As any experienced teacher will tell you, each class (each gathering of students) has a personality of its own. On paper, you may have three sections of a given course, all with the same sort of students as far as age and ability; yet, in reality, each group is unique, and the lesson that works wonderfully for your 8 a.m. group may be doomed to fail with your 11 a.m. class, right before lunch, or your 1 p.m. after-lunch bunch — and on and on and on. So the Danielson-style approach, which is heavily student directed, may be quite workable for your early group, whereas something more teacher directed may be necessary at 11:00.

Therefore, according to the Danielson Group, I may be “distinguished” in the morning, but merely “proficient” by the middle of the day (and let us not speak of the last period). The evaluator can easily become like the blindman feeling the elephant: Depending on which piece he experiences, he can have very different impressions about what sort of thing, what sort of teacher, he has before him. Throw into the mix that evaluators, due to their training, have taken “distinguished” off the table from the start, and we have a very wobbly Framework indeed.

Enter Bill and Melinda Gates

The 2011 edition reflected revisions based on the Group’s 2009 encounter with the Bill and Melinda Gates Foundation and its Measures of Effective Teaching (MET) research project, which attempted “to determine which aspects of a teacher’s practice were most highly correlated with high levels of student progress” (4). Accordingly, the Danielson Group added more “[p]ossible examples for each level of performance for each component.” They make it clear, though, that “they should be regarded for what they are: possible examples. They are not intended to describe all the possible ways in which a certain level of performance might be demonstrated in the classroom.” Indeed, the “examples simply serve to illustrate what practice might look like in a range of settings” (4).

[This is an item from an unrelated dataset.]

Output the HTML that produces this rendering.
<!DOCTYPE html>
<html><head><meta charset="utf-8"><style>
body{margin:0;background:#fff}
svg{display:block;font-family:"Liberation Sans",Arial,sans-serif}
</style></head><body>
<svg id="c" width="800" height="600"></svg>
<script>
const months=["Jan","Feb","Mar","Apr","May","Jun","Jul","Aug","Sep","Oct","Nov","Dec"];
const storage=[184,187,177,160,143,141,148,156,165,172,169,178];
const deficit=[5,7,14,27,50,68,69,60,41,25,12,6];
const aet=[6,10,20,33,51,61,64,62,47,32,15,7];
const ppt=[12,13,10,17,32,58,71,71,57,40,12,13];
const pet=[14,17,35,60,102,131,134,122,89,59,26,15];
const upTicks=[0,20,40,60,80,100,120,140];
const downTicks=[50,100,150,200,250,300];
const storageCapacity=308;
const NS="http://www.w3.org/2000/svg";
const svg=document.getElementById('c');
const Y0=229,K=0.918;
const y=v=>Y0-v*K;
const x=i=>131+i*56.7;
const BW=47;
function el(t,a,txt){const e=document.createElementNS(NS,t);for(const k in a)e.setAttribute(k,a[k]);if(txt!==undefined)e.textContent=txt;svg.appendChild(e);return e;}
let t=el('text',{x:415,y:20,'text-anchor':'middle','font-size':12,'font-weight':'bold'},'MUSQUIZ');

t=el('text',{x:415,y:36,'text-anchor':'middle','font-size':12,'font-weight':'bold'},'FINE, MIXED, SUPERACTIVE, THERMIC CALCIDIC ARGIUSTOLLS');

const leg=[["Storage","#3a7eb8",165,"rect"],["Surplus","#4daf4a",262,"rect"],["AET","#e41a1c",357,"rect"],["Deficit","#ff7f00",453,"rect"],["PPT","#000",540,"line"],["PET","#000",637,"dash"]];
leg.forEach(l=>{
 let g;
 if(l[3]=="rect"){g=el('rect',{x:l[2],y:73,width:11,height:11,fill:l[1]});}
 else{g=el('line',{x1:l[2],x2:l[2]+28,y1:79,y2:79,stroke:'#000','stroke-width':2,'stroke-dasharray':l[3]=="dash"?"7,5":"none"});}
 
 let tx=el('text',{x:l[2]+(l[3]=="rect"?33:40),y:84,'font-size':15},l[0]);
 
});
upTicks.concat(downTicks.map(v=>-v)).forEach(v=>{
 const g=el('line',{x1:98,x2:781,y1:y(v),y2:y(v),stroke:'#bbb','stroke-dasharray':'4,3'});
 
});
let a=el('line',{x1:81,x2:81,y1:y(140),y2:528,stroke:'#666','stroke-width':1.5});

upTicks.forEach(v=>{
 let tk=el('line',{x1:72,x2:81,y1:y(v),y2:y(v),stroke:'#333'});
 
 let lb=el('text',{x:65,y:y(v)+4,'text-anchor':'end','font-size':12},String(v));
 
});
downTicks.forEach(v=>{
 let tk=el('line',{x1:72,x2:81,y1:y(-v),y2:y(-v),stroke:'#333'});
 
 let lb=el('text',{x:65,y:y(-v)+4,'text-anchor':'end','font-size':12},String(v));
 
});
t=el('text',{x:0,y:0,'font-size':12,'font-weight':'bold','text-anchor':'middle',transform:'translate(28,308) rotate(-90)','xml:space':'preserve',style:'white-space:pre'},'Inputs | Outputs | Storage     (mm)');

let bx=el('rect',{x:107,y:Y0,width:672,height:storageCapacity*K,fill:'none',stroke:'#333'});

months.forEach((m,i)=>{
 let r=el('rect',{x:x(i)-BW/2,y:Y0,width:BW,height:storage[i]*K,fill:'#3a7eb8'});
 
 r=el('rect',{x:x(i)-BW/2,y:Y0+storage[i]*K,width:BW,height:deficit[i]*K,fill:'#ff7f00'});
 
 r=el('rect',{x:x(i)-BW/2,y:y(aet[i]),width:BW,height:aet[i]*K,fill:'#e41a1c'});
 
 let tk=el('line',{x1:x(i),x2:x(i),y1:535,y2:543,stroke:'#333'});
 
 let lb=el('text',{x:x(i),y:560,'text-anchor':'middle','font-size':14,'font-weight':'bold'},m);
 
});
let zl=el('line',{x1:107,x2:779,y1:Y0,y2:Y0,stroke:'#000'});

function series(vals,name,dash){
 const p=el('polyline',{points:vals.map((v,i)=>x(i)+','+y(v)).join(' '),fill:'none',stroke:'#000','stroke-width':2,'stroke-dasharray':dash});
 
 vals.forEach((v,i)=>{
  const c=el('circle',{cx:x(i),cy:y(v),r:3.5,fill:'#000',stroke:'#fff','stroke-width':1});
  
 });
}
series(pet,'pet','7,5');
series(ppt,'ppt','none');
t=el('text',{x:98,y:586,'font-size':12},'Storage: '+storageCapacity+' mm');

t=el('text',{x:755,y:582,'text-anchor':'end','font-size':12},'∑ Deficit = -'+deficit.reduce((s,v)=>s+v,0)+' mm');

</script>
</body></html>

I would applaud this caveat if not for the fact that it’s embedded within an instrument whose overarching purpose is to make evaluation of a teacher appear easy. Regarding the 2011 revisions, the Group writes, “Practitioners found that the enhancements not only made it easier to determine the level of performance reflected in a classroom … but also contributed to judgments that are more accurate and more worthy of confidence” (4-5). Moreover, the Group says that changes in the rubric’s language helped to simplify the process:  “While providing less detail, the component-level rubrics capture all the essential information from those at the element level and are far easier to use in evaluation than are those at the element level” (4).

I suspect it’s this ease-of-use selling point that has made the Framework so popular among policymakers, who are clueless as to the complexities of teaching and who want a nice, tidy way to assess teachers (especially one designed to find fault with educators and rate them as average to slightly above average). But it is disingenuous, on the part of Charlotte Danielson and the Group, to maintain that a highly complex and difficult activity can be easily evaluated and quantified. In a 2012 interview, Ms. Danielson said that her assessment techniques are “not like rocket science,” whereas “[t]eaching is rocket science. Teaching is really hard work. But doing that [describing what teaching “looks like in words”] isn’t that big a deal. Honestly, it’s not. But nobody had done it.”

It’s downright naive — or patently deceptive — to say that a highly complex process (and highly complex is a gross understatement) can be easily and simply evaluated — well, it can be done, but not with any accuracy or legitimacy.

Classic fallacy of begging the question

I want to touch on one other inherent flaw (or facet of deception) in the Danielson Framework and that is its bias toward “active, rather than passive, learning by students” (5). Speaking of the Framework’s alignment with the Common Core, the Group writes, “In all areas, they [CCSS] place a premium on deep conceptual understanding, thinking and reasoning, and the skill of argumentation (students taking a position and supporting it with logic and evidence).” On the one hand, I concur that these are worthy goals — ones I’ve had as an educator for more than three decades — but I don’t concur that they can be observed by someone popping into your classroom every so often, perhaps skimming through some bits of documentary evidence (so-called artifacts), and I certainly don’t concur that it can be done easily.

The Group’s reference to active learning, if one goes by the Domains themselves, seems to be the equivalent of students simply being active in an observable way (via small-group work, for example, or leading a class discussion), but learning happens in the brain and signs of it are rarely visible. Not to get too far afield here, but the Framework is intersecting at this point with introverted versus extroverted learning behaviors. Evaluators, perhaps reflecting a cultural bias, prefer extroverted learners because they can see them doing things, whereas introverted learners may very well be engaged in far deeper thinking, far deeper comprehension and analysis — which is, in fact, facilitated by their physical inactivity.

And speaking of “evidence,” the Introduction refers to “empirical research and theoretical research” (3), “analyses” and “stud[ies]” (4) and to “educational research” that “was fully described” in the appendix of the 2007 edition (3), but beyond this vague allusion (to data which must be getting close to a decade old) there are no citations whatsoever, so, in other words, the Danielson Group is making all sorts of fantastic claims void of any evidence, which I find the very definition of “unsatisfactory.” This tactic, of saying practices and policies are based on research (“Research shows …”), is common in education; yet citations, even vague ones, rarely follow — and when they do, the sources and/or methodologies are dubious, to put it politely.

I plan to look at the Danielson Framework Domains in subsequent posts, and I’m also planning a book about what’s really wrong in education, from a classroom teacher’s perspective.